Delivering business automation with its potential to drive down operating costs has been the key IT goal for more than a quarter of a century. However, after far too many false dawns, we have now reached a stage where nobody believes that the next technology wave will bring with it anything more than limited business benefits and yet more complexity.

For many organizations, in the short-to-medium term at least, the requirement is to get better and more consistent value from their existing technology investments. They are not looking for new enterprise resource planning (ERP) offerings, they have already tried customer relationship management (CRM). Those investments have been made, and now what organizations really need is the ability to properly align their systems at a detailed level alongside key business activities, tasks that often sit outside the scope of existing technology solutions.

Of course the requirement to integrate hardwired IT systems has been around for a long time. However, with few exceptions, and despite high levels of spending on integration services, organizations have struggled to deliver end-to-end business solutions that have the flexibility to keep pace with the operational needs of the business, or indeed that have the agility to change when market requirements dictate.

In response to market conditions, perhaps fortunately, or perhaps by design, the BPM sector has matured.
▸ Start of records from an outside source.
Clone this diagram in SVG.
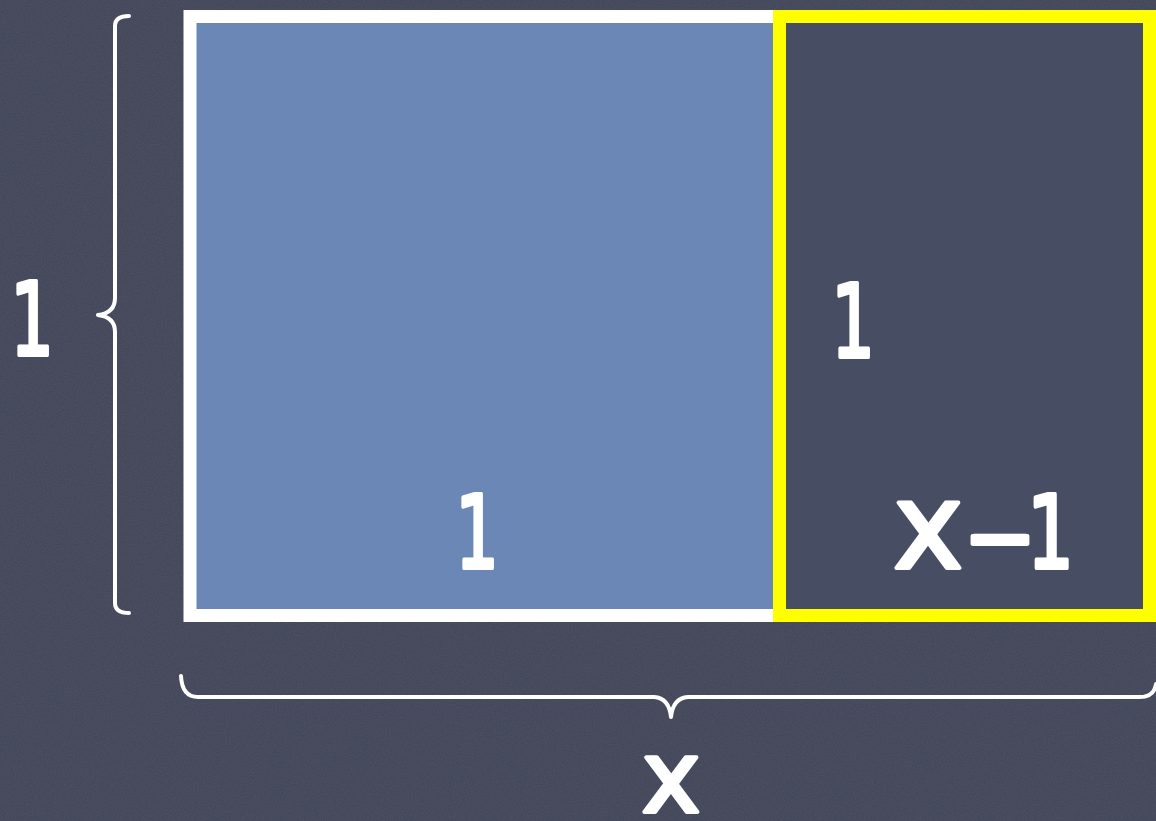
<svg xmlns="http://www.w3.org/2000/svg" width="1156" height="821" viewBox="0 0 1156 821">
<style>
.lbl{font-family:"DejaVu Sans","Liberation Sans",sans-serif;font-weight:normal;fill:#ffffff;stroke:#ffffff;stroke-width:4;stroke-linejoin:round;stroke-linecap:round}
.brace{fill:none;stroke:#ffffff;stroke-width:4;stroke-linecap:round;stroke-linejoin:round}
</style>
<defs>
<filter id="chalk" x="0" y="0" width="100%" height="100%">
<feTurbulence type="fractalNoise" baseFrequency="0.9" numOctaves="2" seed="3" result="n"/>
<feColorMatrix in="n" type="matrix" values="0 0 0 0 1  0 0 0 0 1  0 0 0 0 1  0 0 0 0.03 0" result="w"/>
<feComposite in="w" in2="SourceGraphic" operator="in" result="wm"/>
<feMerge><feMergeNode in="SourceGraphic"/><feMergeNode in="wm"/></feMerge>
</filter>
</defs>
<g id="background">
<rect x="0" y="0" width="1156" height="821" fill="#3f4559" filter="url(#chalk)"/>
</g>
<g id="square">
<rect x="190" y="16.5" width="589.5" height="599" fill="#6b87b6" stroke="#ffffff" stroke-width="13"/>
</g>
<g id="rectangle">
<rect x="779.5" y="16.5" width="370" height="599" fill="#474d62" stroke="#ffff00" stroke-width="13"/>
</g>
<g id="connectors">
<path class="brace" d="M129,16 Q115,16 115,26 L115,298 Q115,313 98,315 Q115,317 115,332 L115,603 Q115,613 129,613"/>
<path class="brace" d="M181,676 Q182,697 198,697 L654,697 Q669,698 671,717 Q673,698 688,697 L1140,697 Q1154,697 1156,684"/>
</g>
<g id="labels">
<text class="lbl" font-size="101" x="32" y="355" text-anchor="middle" transform="translate(32,0) scale(0.68,1) translate(-32,0)">1</text>
<text class="lbl" font-size="101" x="853" y="357" text-anchor="middle" transform="translate(853,0) scale(0.68,1) translate(-853,0)">1</text>
<text class="lbl" font-size="101" x="477" y="568" text-anchor="middle" transform="translate(477,0) scale(0.68,1) translate(-477,0)">1</text>
<text class="lbl" font-size="101" y="568"><tspan x="893" font-size="119">x</tspan><tspan x="965" textLength="70" lengthAdjust="spacingAndGlyphs">-</tspan><tspan x="1027" textLength="47" lengthAdjust="spacingAndGlyphs">1</tspan></text>
<text class="lbl" font-size="100" x="671" y="812" text-anchor="middle">x</text>
</g>
</svg>
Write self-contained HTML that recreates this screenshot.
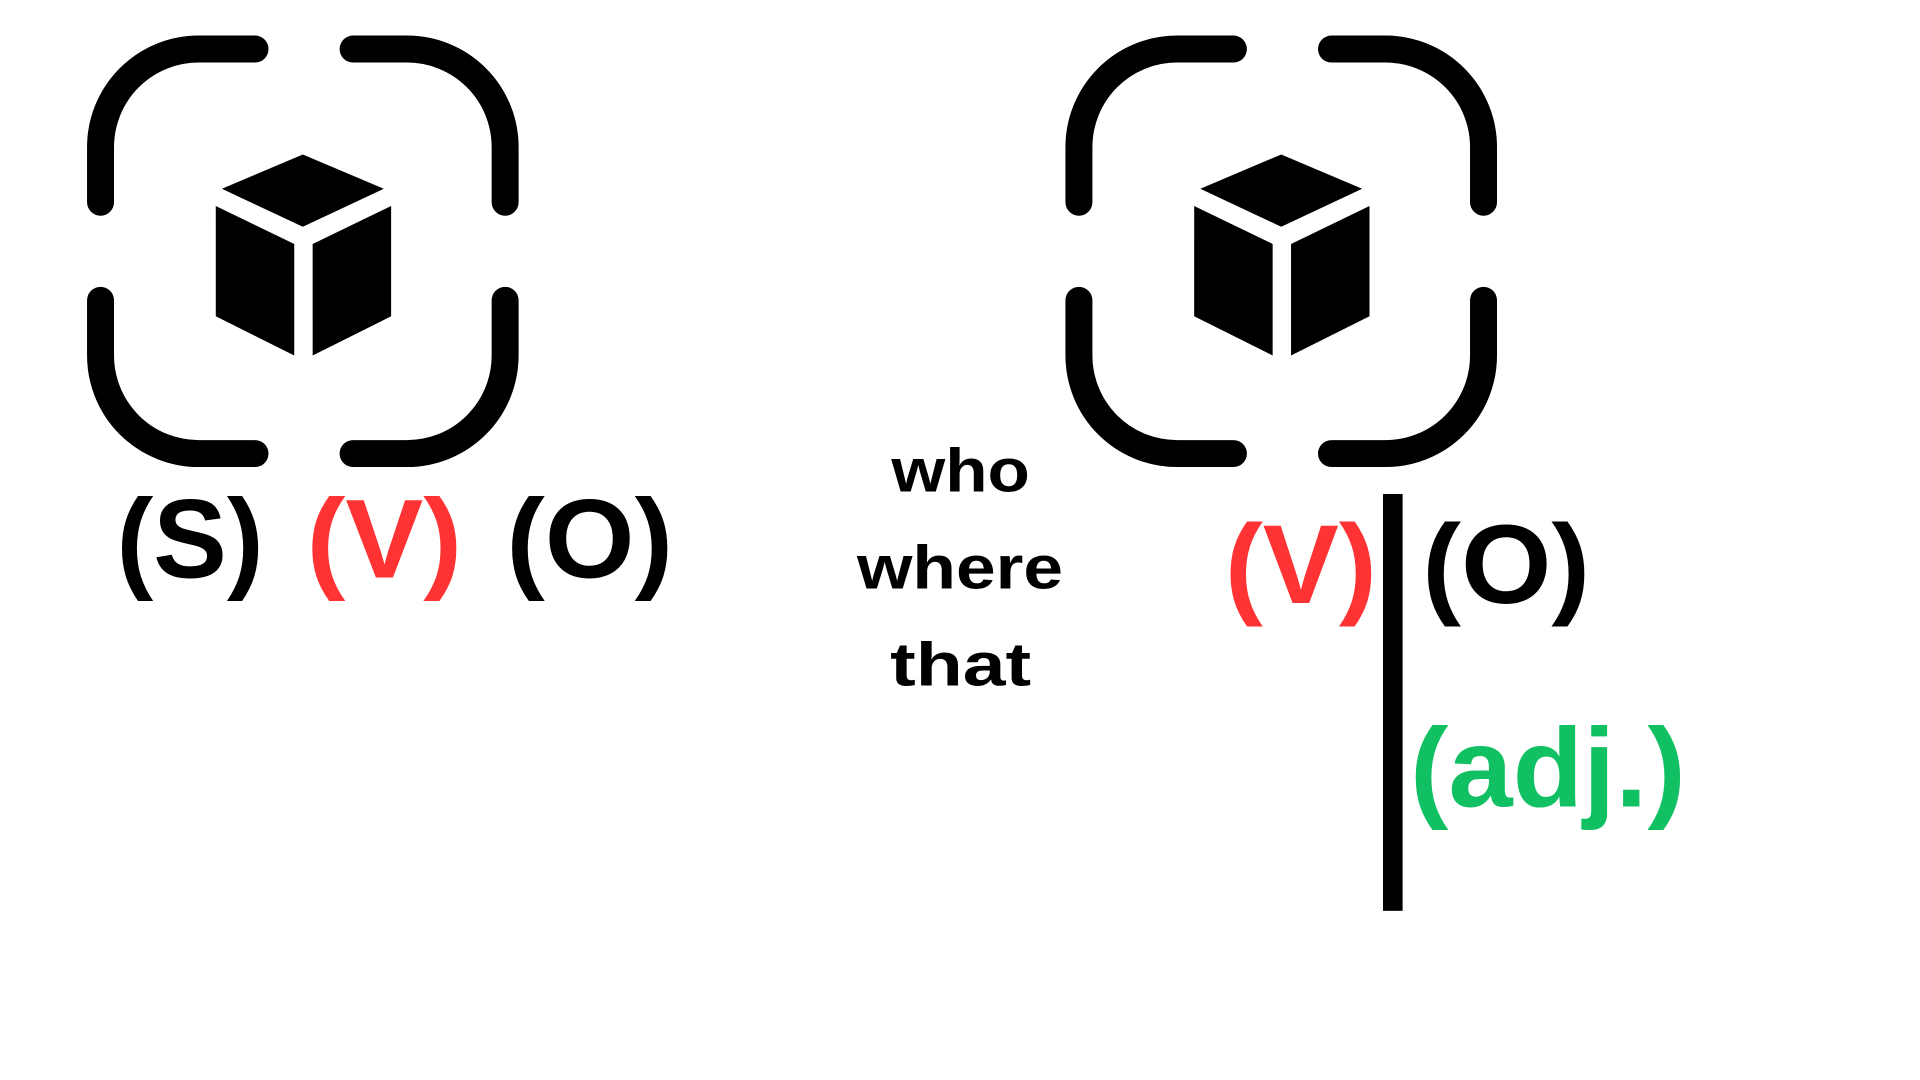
<!DOCTYPE html>
<html><head><meta charset="utf-8"><style>
html,body{margin:0;padding:0;background:#fff;width:1920px;height:1080px;overflow:hidden}
svg{display:block}
text{font-family:"Liberation Sans",sans-serif;font-weight:bold}
</style></head><body>
<svg width="1920" height="1080" viewBox="0 0 1566 881" preserveAspectRatio="none" xmlns="http://www.w3.org/2000/svg">
<defs>
<g id="frame">
<g fill="none" stroke="#000" stroke-width="22" stroke-linecap="round">
<path d="M82,165 L82,120 A80,80 0 0 1 162,40 L208,40"/>
<path d="M288,40 L332,40 A80,80 0 0 1 412,120 L412,165"/>
<path d="M82,245 L82,290 A80,80 0 0 0 162,370 L208,370"/>
<path d="M288,370 L332,370 A80,80 0 0 0 412,290 L412,245"/>
</g>
<polygon points="247,126 313,154 247,185 181,154" fill="#000"/>
<polygon points="176,168 240,199 240,290 176,258" fill="#000"/>
<polygon points="255,199 319,168 319,258 255,290" fill="#000"/>
</g>
</defs>
<use href="#frame"/>
<use href="#frame" x="798"/>
<g font-size="92">
<text x="95" y="471" textLength="120" lengthAdjust="spacingAndGlyphs">(S)</text>
<text x="250" y="471" fill="#ff3333" textLength="127" lengthAdjust="spacingAndGlyphs">(V)</text>
<text x="413" y="471" textLength="136" lengthAdjust="spacingAndGlyphs">(O)</text>
<text x="999" y="492" fill="#ff3333" textLength="124" lengthAdjust="spacingAndGlyphs">(V)</text>
<text x="1160" y="492" textLength="137" lengthAdjust="spacingAndGlyphs">(O)</text>
<text x="1150" y="658" fill="#11c062" textLength="225" lengthAdjust="spacingAndGlyphs">(adj.)</text>
</g>
<g font-size="50">
<text x="727" y="401" textLength="113" lengthAdjust="spacingAndGlyphs">who</text>
<text x="699" y="480" textLength="168" lengthAdjust="spacingAndGlyphs">where</text>
<text x="726" y="559" textLength="115" lengthAdjust="spacingAndGlyphs">that</text>
</g>
<rect x="1128" y="403" width="16" height="340" fill="#000"/>
</svg>
</body></html>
Not only has its core process-driven capabilities moved on, but there has also been recognition that process and systems integration have become highly interconnected success factors. Therefore, when used to its full potential, BPM can now be accurately described as a business discipline that utilizes operational practices, approaches, and methods to create and improve business processes.

It is an open technology that can deal with just about any process improvement, discipline, or activity, and with its fast build and deployment methodology would appear to be ideally placed to deal with the automation of manual processes, the linking of disconnected information flows, or for the re-engineering of processes that need to change as business requirements move on. In operational use, BPM is seen as having few distinguishing limitations, and through the use of its process layer architecture it can be used to contribute to most forms of process improvement.

To fully achieve these objectives, and to ensure that new and additional areas of the business can also be properly supported, there is a need to use technology that can deal with both the process and integration issues – one without the other has little value. Therefore, just like the operational-change-and-flexibility-challenges that face the business community on a day-to-day basis, the challenges facing the BPM industry are also moving on.

Yesterday, it was about ensuring that BPM’s process-based role was properly understood. This has been achieved. Today the challenge is about service delivery. BPM in its contemporary form has the capability to provide a complete process delivery model. However, this approach is only practical where both process and integration disciplines exist within a common architecture. In some cases market and product consolidation has helped to ensure that this is achievable, perhaps providing another sign of market maturity in the BPM space.